Labour and the Conservatives both appeared to criticise the Bill for being oriented towards household waste and recycling, and not engaging with the level of ambition implied by the term “circular economy”. But in places where they indicated the government weren’t being serious enough about it, the situation seemed a little more complex than suggested.

Lorna Slater of the Scottish Greens – credited with stewarding the Bill to its existing point – said the powers it conveyed sit in the gap between those that Scotland has (but isn’t using) and those reserved to Westminster. Many of the matters pivotal to realizing a circular economy are beyond its legislative reach. This included, she said, “matters around consumer goods, labelling, international trade and design of products”. She added: “Extraction of oil and gas from the North Sea is a significant contributor to Scotland’s material consumption.”

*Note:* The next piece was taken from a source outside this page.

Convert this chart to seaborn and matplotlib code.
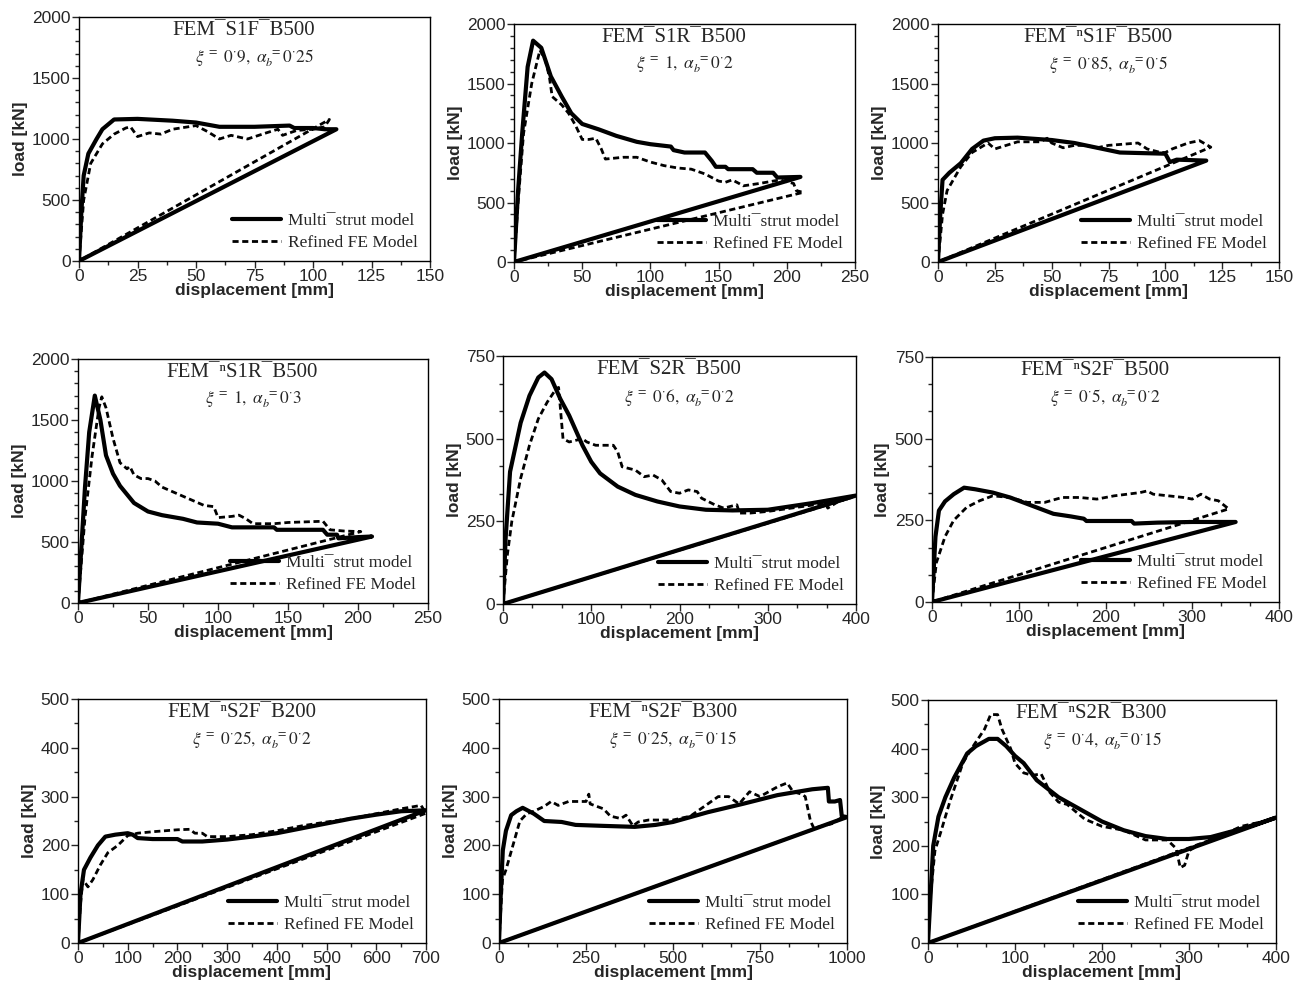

Sarah Boyack of Labour alluded to the Bill’s putative purpose, being in part to match some of the ambition shown in Wales. They had been able to deliver “one of the highest recycling rates in the world,” she said, “but it took a decade of investment and a billion pounds to make sure they had the infrastructure and capacity to deliver on pragmatic and ambitious targets.”

The Lib Dem’s Liam McArthur, MSP for the Orkney islands, noted that many speakers had voiced concern that the Bill “was light on detail, lacked clarity and did not measure up to its lofty ambitions” – indeed, that it did not respond to “the needs of the moment”.

“The final bill is not perfect and leaves much of the heavy lifting to a future circular economy strategy and future targets,” he said. However he noted “welcome changes” which had “added much needed detail” as well as “strengthening the recognition that a circular economy is one where reducing consumption is just as important as reducing waste”.

Ruskell of the Scottish Greens thanked the NGOs and other groups who had contributed amendments to the Bill. “And who knows,” he said, “maybe if more of the members who had supported those amendments had actually voted last night, more might have been agreed to in the bill.” But he hoped the discussion on this and other unresolved points would continue.

The Bill had “set a framework for action”, but he noted that it’s efficacy was likely to hinge on how any incoming Westminster government chose to act in relation to the UK Internal Market Act 2020. This was “the elephant in the room”, he said.